## Written exercise
Return all the data below as it stands, minus the pictures.

## Data block

┌──

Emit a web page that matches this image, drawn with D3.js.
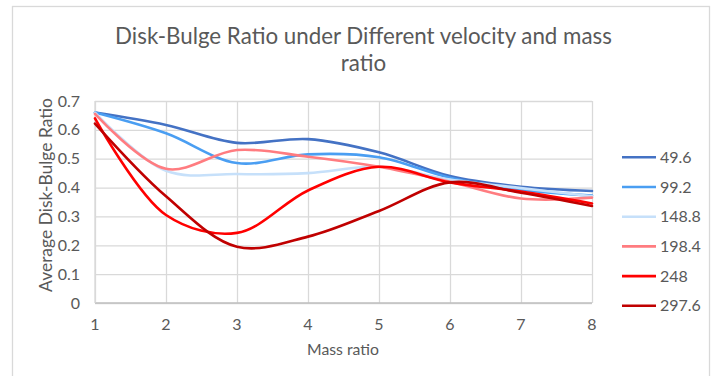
<!DOCTYPE html>
<html>
<head>
<meta charset="utf-8">
<script src="https://cdn.jsdelivr.net/npm/d3@7"></script>
<style>
  html, body { margin: 0; padding: 0; background: #fff; }
  svg { display: block; }
  text { font-family: Lato, "Open Sans", "Liberation Sans", sans-serif; fill: #595959; }
</style>
</head>
<body>
<svg id="chart" width="721" height="376"></svg>
<script>
// Mass ratio categories on the x axis
const massRatio = [1, 2, 3, 4, 5, 6, 7, 8];

// Average disk-bulge ratio for each velocity
const v49_6  = [0.660, 0.617, 0.555, 0.568, 0.522, 0.440, 0.403, 0.388];
const v99_2  = [0.660, 0.588, 0.485, 0.515, 0.505, 0.434, 0.393, 0.372];
const v148_8 = [0.660, 0.458, 0.447, 0.450, 0.472, 0.428, 0.398, 0.370];
const v198_4 = [0.655, 0.465, 0.530, 0.507, 0.472, 0.420, 0.362, 0.365];
const v248   = [0.640, 0.305, 0.243, 0.390, 0.472, 0.418, 0.386, 0.345];
const v297_6 = [0.622, 0.370, 0.195, 0.230, 0.319, 0.418, 0.382, 0.336];

const seriesNames  = ["49.6", "99.2", "148.8", "198.4", "248", "297.6"];
const seriesValues = [v49_6, v99_2, v148_8, v198_4, v248, v297_6];
const seriesColors = ["#4472C4", "#4A9EF2", "#C6E0FA", "#FF7C80", "#FF0000", "#C00000"];

const yTicks = [0, 0.1, 0.2, 0.3, 0.4, 0.5, 0.6, 0.7];

const svg = d3.select("#chart");

// Outer chart frame
svg.append("rect")
  .attr("x", 12.5).attr("y", 6.5)
  .attr("width", 697).attr("height", 400)
  .attr("fill", "none").attr("stroke", "#d9d9d9").attr("stroke-width", 1.3);

const x = d3.scaleLinear().domain([1, 8]).range([95, 592]);
const y = d3.scaleLinear().domain([0, 0.7]).range([303, 101]);

// Horizontal gridlines
svg.append("g")
  .attr("transform", `translate(${x(1)},0)`)
  .call(d3.axisLeft(y).tickValues(yTicks).tickSize(-(x(8) - x(1))).tickFormat(""))
  .call(g => g.select(".domain").remove())
  .call(g => g.selectAll(".tick line").attr("stroke", "#d9d9d9").attr("stroke-width", 1.3));

// Vertical gridlines
svg.append("g")
  .attr("transform", `translate(0,${y(0)})`)
  .call(d3.axisBottom(x).tickValues(massRatio).tickSize(-(y(0) - y(0.7))).tickFormat(""))
  .call(g => g.select(".domain").remove())
  .call(g => g.selectAll(".tick line").attr("stroke", "#d9d9d9").attr("stroke-width", 1.3));

// Axis lines
svg.append("line")
  .attr("x1", x(1)).attr("x2", x(8)).attr("y1", y(0)).attr("y2", y(0))
  .attr("stroke", "#bfbfbf").attr("stroke-width", 1.3);
svg.append("line")
  .attr("x1", x(1)).attr("x2", x(1)).attr("y1", y(0)).attr("y2", y(0.7))
  .attr("stroke", "#d9d9d9").attr("stroke-width", 1.3);

// Y tick labels
svg.append("g").selectAll("text")
  .data(yTicks).join("text")
  .attr("x", 80).attr("y", d => y(d)).attr("dy", "0.35em")
  .attr("text-anchor", "end").attr("font-size", 16)
  .text(d => d === 0 ? "0" : d3.format(".1f")(d));

// X tick labels
svg.append("g").selectAll("text")
  .data(massRatio).join("text")
  .attr("x", d => x(d)).attr("y", 330)
  .attr("text-anchor", "middle").attr("font-size", 16)
  .text(d => d);

// Series lines
const line = d3.line()
  .x((d, i) => x(massRatio[i]))
  .y(d => y(d))
  .curve(d3.curveCatmullRom.alpha(0.5));

svg.append("g").selectAll("path")
  .data(seriesValues).join("path")
  .attr("d", d => line(d))
  .attr("fill", "none")
  .attr("stroke", (d, i) => seriesColors[i])
  .attr("stroke-width", 2.6)
  .attr("stroke-linecap", "round")
  .attr("stroke-linejoin", "round");

// Legend
const legend = svg.append("g").selectAll("g")
  .data(seriesNames).join("g")
  .attr("transform", (d, i) => `translate(622,${157.3 + i * 29.7})`);
legend.append("line")
  .attr("x1", 0).attr("x2", 34).attr("y1", 0).attr("y2", 0)
  .attr("stroke", (d, i) => seriesColors[i]).attr("stroke-width", 2.6);
legend.append("text")
  .attr("x", 38).attr("y", 0).attr("dy", "0.35em")
  .attr("font-size", 16)
  .text(d => d);

// Title, two lines
function fitText(sel, width) {
  const w = sel.node().getComputedTextLength();
  const fs = parseFloat(sel.attr("font-size"));
  sel.attr("font-size", fs * width / w);
}
const t1 = svg.append("text")
  .attr("x", 363.5).attr("y", 43.5).attr("text-anchor", "middle")
  .attr("font-size", 23)
  .text("Disk-Bulge Ratio under Different velocity and mass");
fitText(t1, 497);
svg.append("text")
  .attr("x", 363.5).attr("y", 71).attr("text-anchor", "middle")
  .attr("font-size", t1.attr("font-size"))
  .text("ratio");

// Axis titles
const xt = svg.append("text")
  .attr("x", 343).attr("y", 355).attr("text-anchor", "middle")
  .attr("font-size", 16).text("Mass ratio");
fitText(xt, 72);

const yt = svg.append("text")
  .attr("transform", `translate(52,195) rotate(-90)`)
  .attr("text-anchor", "middle")
  .attr("font-size", 16).text("Average Disk-Bulge Ratio");
fitText(yt, 194);
</script>
</body>
</html>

└──

## Answer below
Emit a web page that matches this image, drawn with D3.js.
<!DOCTYPE html>
<html>
<head>
<meta charset="utf-8">
<script src="https://cdn.jsdelivr.net/npm/d3@7"></script>
<style>
  html, body { margin: 0; padding: 0; background: #fff; }
  svg { display: block; }
  text { font-family: Lato, "Open Sans", "Liberation Sans", sans-serif; fill: #595959; }
</style>
</head>
<body>
<svg id="chart" width="721" height="376"></svg>
<script>
// Mass ratio categories on the x axis
const massRatio = [1, 2, 3, 4, 5, 6, 7, 8];

// Average disk-bulge ratio for each velocity
const v49_6  = [0.660, 0.617, 0.555, 0.568, 0.522, 0.440, 0.403, 0.388];
const v99_2  = [0.660, 0.588, 0.485, 0.515, 0.505, 0.434, 0.393, 0.372];
const v148_8 = [0.660, 0.458, 0.447, 0.450, 0.472, 0.428, 0.398, 0.370];
const v198_4 = [0.655, 0.465, 0.530, 0.507, 0.472, 0.420, 0.362, 0.365];
const v248   = [0.640, 0.305, 0.243, 0.390, 0.472, 0.418, 0.386, 0.345];
const v297_6 = [0.622, 0.370, 0.195, 0.230, 0.319, 0.418, 0.382, 0.336];

const seriesNames  = ["49.6", "99.2", "148.8", "198.4", "248", "297.6"];
const seriesValues = [v49_6, v99_2, v148_8, v198_4, v248, v297_6];
const seriesColors = ["#4472C4", "#4A9EF2", "#C6E0FA", "#FF7C80", "#FF0000", "#C00000"];

const yTicks = [0, 0.1, 0.2, 0.3, 0.4, 0.5, 0.6, 0.7];

const svg = d3.select("#chart");

// Outer chart frame
svg.append("rect")
  .attr("x", 12.5).attr("y", 6.5)
  .attr("width", 697).attr("height", 400)
  .attr("fill", "none").attr("stroke", "#d9d9d9").attr("stroke-width", 1.3);

const x = d3.scaleLinear().domain([1, 8]).range([95, 592]);
const y = d3.scaleLinear().domain([0, 0.7]).range([303, 101]);

// Horizontal gridlines
svg.append("g")
  .attr("transform", `translate(${x(1)},0)`)
  .call(d3.axisLeft(y).tickValues(yTicks).tickSize(-(x(8) - x(1))).tickFormat(""))
  .call(g => g.select(".domain").remove())
  .call(g => g.selectAll(".tick line").attr("stroke", "#d9d9d9").attr("stroke-width", 1.3));

// Vertical gridlines
svg.append("g")
  .attr("transform", `translate(0,${y(0)})`)
  .call(d3.axisBottom(x).tickValues(massRatio).tickSize(-(y(0) - y(0.7))).tickFormat(""))
  .call(g => g.select(".domain").remove())
  .call(g => g.selectAll(".tick line").attr("stroke", "#d9d9d9").attr("stroke-width", 1.3));

// Axis lines
svg.append("line")
  .attr("x1", x(1)).attr("x2", x(8)).attr("y1", y(0)).attr("y2", y(0))
  .attr("stroke", "#bfbfbf").attr("stroke-width", 1.3);
svg.append("line")
  .attr("x1", x(1)).attr("x2", x(1)).attr("y1", y(0)).attr("y2", y(0.7))
  .attr("stroke", "#d9d9d9").attr("stroke-width", 1.3);

// Y tick labels
svg.append("g").selectAll("text")
  .data(yTicks).join("text")
  .attr("x", 80).attr("y", d => y(d)).attr("dy", "0.35em")
  .attr("text-anchor", "end").attr("font-size", 16)
  .text(d => d === 0 ? "0" : d3.format(".1f")(d));

// X tick labels
svg.append("g").selectAll("text")
  .data(massRatio).join("text")
  .attr("x", d => x(d)).attr("y", 330)
  .attr("text-anchor", "middle").attr("font-size", 16)
  .text(d => d);

// Series lines
const line = d3.line()
  .x((d, i) => x(massRatio[i]))
  .y(d => y(d))
  .curve(d3.curveCatmullRom.alpha(0.5));

svg.append("g").selectAll("path")
  .data(seriesValues).join("path")
  .attr("d", d => line(d))
  .attr("fill", "none")
  .attr("stroke", (d, i) => seriesColors[i])
  .attr("stroke-width", 2.6)
  .attr("stroke-linecap", "round")
  .attr("stroke-linejoin", "round");

// Legend
const legend = svg.append("g").selectAll("g")
  .data(seriesNames).join("g")
  .attr("transform", (d, i) => `translate(622,${157.3 + i * 29.7})`);
legend.append("line")
  .attr("x1", 0).attr("x2", 34).attr("y1", 0).attr("y2", 0)
  .attr("stroke", (d, i) => seriesColors[i]).attr("stroke-width", 2.6);
legend.append("text")
  .attr("x", 38).attr("y", 0).attr("dy", "0.35em")
  .attr("font-size", 16)
  .text(d => d);

// Title, two lines
function fitText(sel, width) {
  const w = sel.node().getComputedTextLength();
  const fs = parseFloat(sel.attr("font-size"));
  sel.attr("font-size", fs * width / w);
}
const t1 = svg.append("text")
  .attr("x", 363.5).attr("y", 43.5).attr("text-anchor", "middle")
  .attr("font-size", 23)
  .text("Disk-Bulge Ratio under Different velocity and mass");
fitText(t1, 497);
svg.append("text")
  .attr("x", 363.5).attr("y", 71).attr("text-anchor", "middle")
  .attr("font-size", t1.attr("font-size"))
  .text("ratio");

// Axis titles
const xt = svg.append("text")
  .attr("x", 343).attr("y", 355).attr("text-anchor", "middle")
  .attr("font-size", 16).text("Mass ratio");
fitText(xt, 72);

const yt = svg.append("text")
  .attr("transform", `translate(52,195) rotate(-90)`)
  .attr("text-anchor", "middle")
  .attr("font-size", 16).text("Average Disk-Bulge Ratio");
fitText(yt, 194);
</script>
</body>
</html>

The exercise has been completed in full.